Their Comeback Is Complete
There was one current player in the Riggs Library that day, one gawky high school senior who sheepishly approached his new coach and put out his hand.
"C-congratulations, Coach," Roy Hibbert said to John Thompson III, the day JT III was chosen to resurrect Georgetown's moribund program in April 2004.
"He told me they were having workouts," Hibbert remembered. "If I wanted to come work out, I could work out."
"He had braids," Thompson said, half-smiling, rolling his eyes.
Thirty minutes earlier, Big Roy, the all-growed-up senior, had lowered his shoulder and scored, and the will and resolve of Thompson's players outlasted a deeper and a hair more talented Louisville team in a 55-52 scrum for their second straight Big East title -- something not even Pops's Georgetown teams had done.
Hibbert had 12 points and four blocked shots in the game, and made an impossibly tough basket inside to give his team the lead in the final four minutes. He got help from 6-feet-nothing Jonathan Wallace, who with less than two minutes left maneuvered his compact frame through mounds of Louisville muscle in the key and -- grimacing, fading away off one foot -- released the prettiest teardrop from maybe five feet.
In a mucked-up game in which good looks at the basket were at a premium, DaJuan Summers then made the most of a rare unobstructed view, knocking down a three-pointer from the right baseline that broke the tie with 40 seconds left and sent the Phone Booth into another state of delirium.

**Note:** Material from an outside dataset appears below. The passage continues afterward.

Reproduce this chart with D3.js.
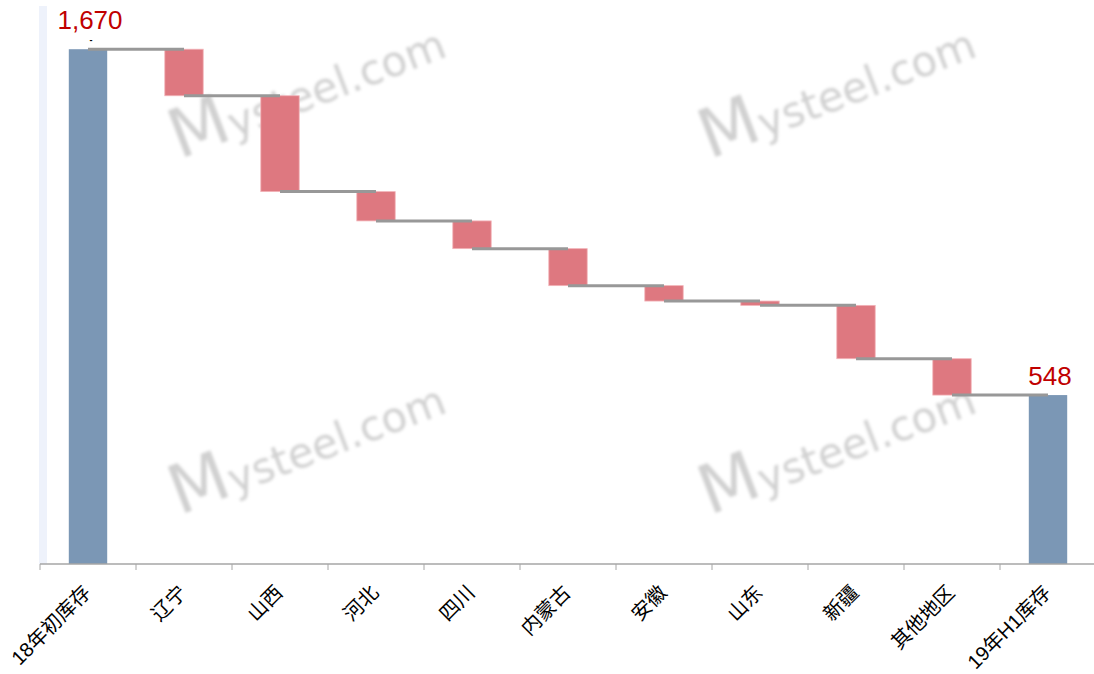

After Louisville's last gasps from beyond the arc, the wallflower recruit from four years ago grabbed his jersey. His voice bellowing loudly, Hibbert kick-started the student section on one side of the arena with the first two words of a familiar chant: "We are!"
The bare-chested boys and face-painted girls hollered back: "Georgetown!"
In about a week, some well-intentioned television analyst will surmise why the Hoyas don't deserve a No. 1 seed in the NCAA tournament. Or point out how Georgetown is too flawed to win the national title a year after its scintillating run to the Final Four.
And, as usual, they will miss the point completely.